Plus, you explicitly have to opt into this, for each chat you share individually.
I get that it says “discoverable” at first and the search engines are in the fine print, but search engine crawlers get it anyway if it’s discoverable on ChatGPT’s website instead. That term is plenty clear imo.
Interesting, because the checkbox is still there for me. Don’t see things having changed at all, maybe they made the fine print more white? But nothing else.
In general, this reminds me of the incognito drama. Iirc people were unhappy that incognito mode didn’t prevent Google websites from fingerprinting you. Which… the mode never claimed to do, it explicitly told you it didn’t do that.
For chats to be discoverable through search engines, you not only have to explicitly and manually share them, you also have to then opt in to having them appear on search machines via a checkbox.
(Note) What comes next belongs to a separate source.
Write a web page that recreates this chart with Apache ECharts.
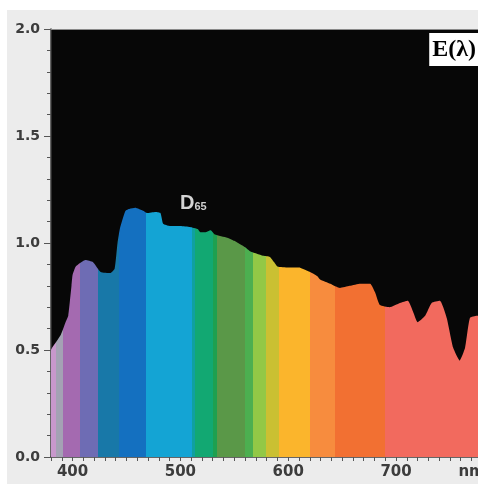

The main criticism I’ve seen is that the checkbox’s main label only says it makes the chat “discoverable”, while the search engines clarification is in the fine print. But I don’t really understand how that is unclear. Like, even if they made them discoverable through ChatGPT’s website only (so no third party data sharing), Google would still get their hands on them via their crawler. This is just them skipping the middleman, the end result is the same. We’d still hear news about them appearing on Google.
This just seems to me like people clicking a checkbox based on vibes rather than critical thought of what consequences it could have and whether they want them. I don’t see what can really be done against people like that.
I don’t think OpenAI can be blamed for doing the data sharing, as it’s opt-in, nor for the chats ending up on Google at all. If the latter was a valid complaint, it would also be valid to complain to the Lemmy devs about Lemmy posts appearing on Google. And again, I don’t think the label complaint has much weight to it either, because if it’s discoverable, it gets to Google one way or another.